- Title card
- Genre: Animation
- Directed by: Michael Mills
- Voices of: Glynis Johns Christopher Plummer
- Narrated by: Christopher Plummer
- Composer: Ron Goodwin
- Country of origin: Canada
- Original language: English

Production
- Producers: Michael Mills Gerald Potterton Murray Shostak
- Running time: 25 minutes

Original release
- Network: CTV
- Release: 2 December 1974

Related
- The Selfish Giant

= The Happy Prince (1974 film) =

The Happy Prince is an animated short film adaptation of the short story by Oscar Wilde. The film was produced in 1974 by the Canadian-based Potterton Productions as a follow-up to its 1971 film The Selfish Giant. It is narrated by Christopher Plummer. The film premiered in Canada on CTV on December 2, 1974. It was broadcast in the US in syndication in 1975 and in the UK on the BBC.

==Plot==
A royal statue makes friends with a swallow.

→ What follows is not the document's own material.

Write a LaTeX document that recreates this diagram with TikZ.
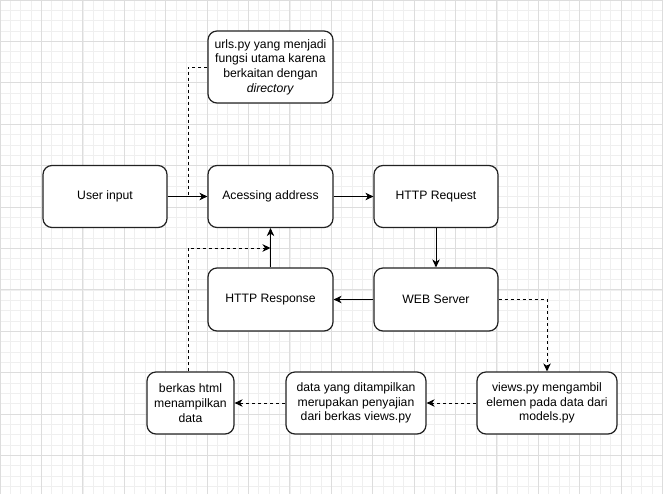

The statue is moved by the suffering he sees around him and asks the swallow to peel off his gold covering leaf by leaf and give it to various poor and needy people.

==Artists==
- Written for the screen and directed by Michael Mills
- Master animator: Jim Hiltz
- Animators: Robert Browning, Paul Driessen, Sebastian Grunstra, Julian Harris, Terence Harrison, Geoff Loynes, Gary Mooney, Paul Sabella, Paul Schibli, Don Stearn, Mike Stuart
- Background design: Sue Butterworth, John Dawson, Diane Desrosiers, Timothy Elliott, Michel Guerin, Caroline Price
- Sound editors: Peter Hearn, Gerard Senecal

==Music==
Howard Blake was originally hired to score the film, and after writing a theme for the bird, and a song, he called the director and found out they had hired Ron Goodwin without telling him.